En aquel tiempo, envió Dios al arcángel Gabriel a un pueblo de Galilea llamado Nazaret, a visitar a una joven virgen llamada María, que estaba comprometida para casarse con un hombre llamado José, descendiente del rey David. El ángel entró donde ella estaba y le dijo: “Te saludo, favorecida de Dios, el Señor está contigo”. Cuando vio al ángel, se sorprendió de sus palabras y se preguntaba que significaría aquel saludo. El ángel le dijo: “María, no tengas miedo, pues Tú gozas del favor de Dios. Ahora vas a quedar encinta; tendrás un  hijo y le pondrás por nombre Jesús. Será un gran hombre, al que llamarán Hijo del Altísimo y Dios, el Señor, lo hará rey como a su antepasado David y reinará por siempre en la nación de Israel. Su reinado no tendrá fin”. María preguntó al ángel. “¿Cómo podrá suceder esto si no vivo con ningún hombre?”. EL ángel le contestó: “El Espíritu Santo se posará sobre Ti y el poder de Dios Altísimo se posará sobre Ti como una nube. Por eso el niño que va a nacer, será llamado Santo e Hijo de Dios. También tu parienta Isabel, a pesar de ser anciana, va a tener un hijo, la que decían que no podía tener hijos, está encinta desde hace seis meses.

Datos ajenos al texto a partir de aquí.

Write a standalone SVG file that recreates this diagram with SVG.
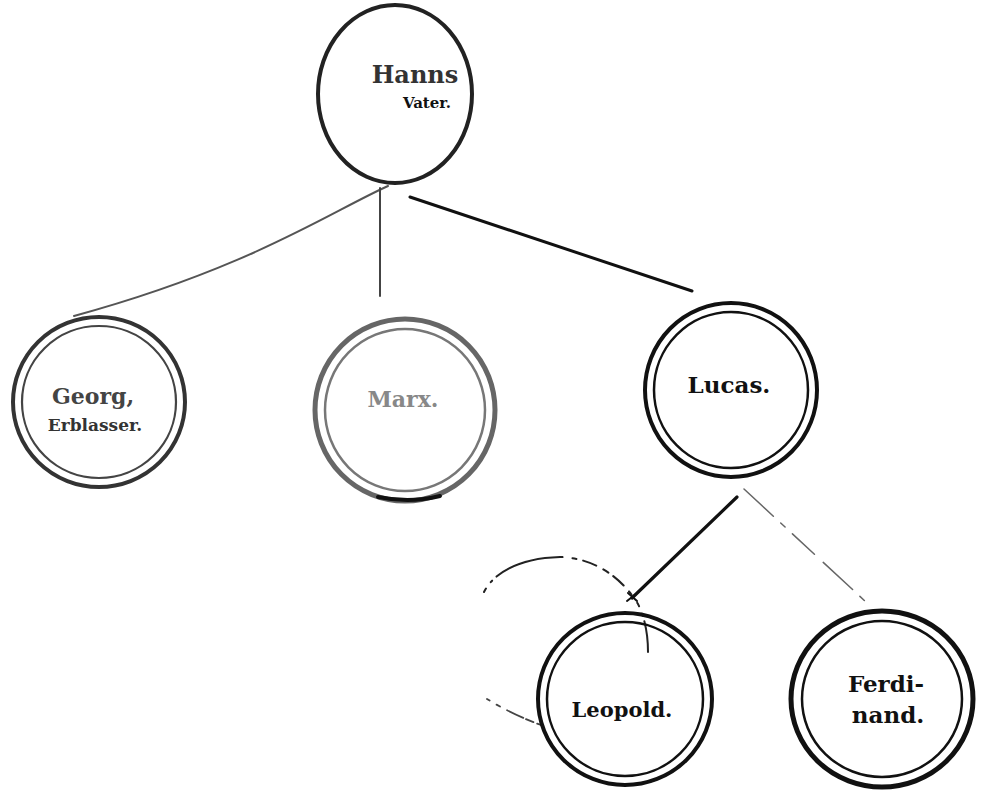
<svg xmlns="http://www.w3.org/2000/svg" width="981" height="790" viewBox="0 0 981 790">
<style>
.bg{fill:#ffffff}
.ring{fill:none}
.t{font-family:"DejaVu Serif","Liberation Serif",serif;font-weight:bold;text-anchor:middle}
.conn{fill:none;stroke-linecap:round}
</style>
<rect class="bg" x="0" y="0" width="981" height="790"/>
<g id="connectors">
  <path class="conn" d="M388,186 C330,212 250,268 74,316" stroke="#555" stroke-width="2"/>
  <path class="conn" d="M380,188 L380,296" stroke="#444" stroke-width="2"/>
  <path class="conn" d="M410,197 L692,291" stroke="#111" stroke-width="3"/>
  <path class="conn" d="M737,497 L632,598" stroke="#111" stroke-width="3.2"/>
  <path class="conn" d="M628,593 L637,601 M627,601 L636,594" stroke="#111" stroke-width="2"/>
  <path class="conn" d="M744,489 L866,602" stroke="#666" stroke-width="1.5" stroke-dasharray="40 10 6 10 30 12"/>
  <path class="conn" d="M484,592 C495,570 525,558 560,557 C595,558 622,578 638,604 C645,618 648,635 648,652" stroke="#222" stroke-width="2" stroke-dasharray="4 8 2 6 70 10 4 7 14 8 6 6 14 8 4 10"/>
  <path class="conn" d="M487,699 C505,710 522,718 541,725" stroke="#444" stroke-width="1.8" stroke-dasharray="3 8 4 8 18"/>
</g>
<g id="node-hanns">
  <ellipse class="ring" cx="395" cy="94" rx="77" ry="89" stroke="#222" stroke-width="4"/>
  <text class="t" x="415" y="83" font-size="24" fill="#333">Hanns</text>
  <text class="t" x="427" y="108" font-size="15" fill="#111">Vater.</text>
</g>
<g id="node-georg">
  <ellipse class="ring" cx="99" cy="402" rx="86" ry="85" stroke="#333" stroke-width="4"/>
  <ellipse class="ring" cx="99" cy="402" rx="77" ry="76" stroke="#444" stroke-width="2.2"/>
  <text class="t" x="93" y="404" font-size="22" fill="#444">Georg,</text>
  <text class="t" x="95" y="431" font-size="17" fill="#333">Erblasser.</text>
</g>
<g id="node-marx">
  <ellipse class="ring" cx="405" cy="410" rx="90" ry="91" stroke="#666" stroke-width="5"/>
  <ellipse class="ring" cx="405" cy="410" rx="80" ry="81" stroke="#777" stroke-width="2.5"/>
  <path class="conn" d="M378,497 C398,501 420,501 440,496" stroke="#111" stroke-width="4"/>
  <text class="t" x="403" y="407" font-size="22" fill="#888">Marx.</text>
</g>
<g id="node-lucas">
  <ellipse class="ring" cx="731" cy="390" rx="86" ry="87" stroke="#111" stroke-width="4"/>
  <ellipse class="ring" cx="731" cy="390" rx="77" ry="78" stroke="#111" stroke-width="2.5"/>
  <text class="t" x="729" y="393" font-size="23" fill="#111">Lucas.</text>
</g>
<g id="node-leopold">
  <ellipse class="ring" cx="625" cy="699" rx="87" ry="86" stroke="#111" stroke-width="4"/>
  <ellipse class="ring" cx="625" cy="699" rx="78" ry="77" stroke="#111" stroke-width="2.5"/>
  <text class="t" x="622" y="717" font-size="21" fill="#111">Leopold.</text>
</g>
<g id="node-ferdinand">
  <ellipse class="ring" cx="882" cy="699" rx="91" ry="88" stroke="#111" stroke-width="5"/>
  <ellipse class="ring" cx="882" cy="699" rx="80" ry="78" stroke="#111" stroke-width="2.5"/>
  <text class="t" x="886" y="692" font-size="23" fill="#111">Ferdi-</text>
  <text class="t" x="888" y="723" font-size="23" fill="#111">nand.</text>
</g>
</svg>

Para Dios no hay nada imposible”. Entonces María dijo: “Soy la esclava del Señor. ¡Que Dios haga conmigo como me has dicho!”. Con esto, el ángel se fue.
(Lucas 1, 26-38)
MEDITACIÓN
Cuando escucho una y otra vez lo que el ángel dijo de Ti, María, y luego te contemplo en la cruz, me parece un abismo insalvable. La alegría de la maternidad queda hecha polvo ante tu cruz, pero veo en ese momento otra concepción en María: La nuestra, los hijos de la fe, los hijos de la cruz, los hijos del dolor y la esperanza; ¡los hijos del Reino!.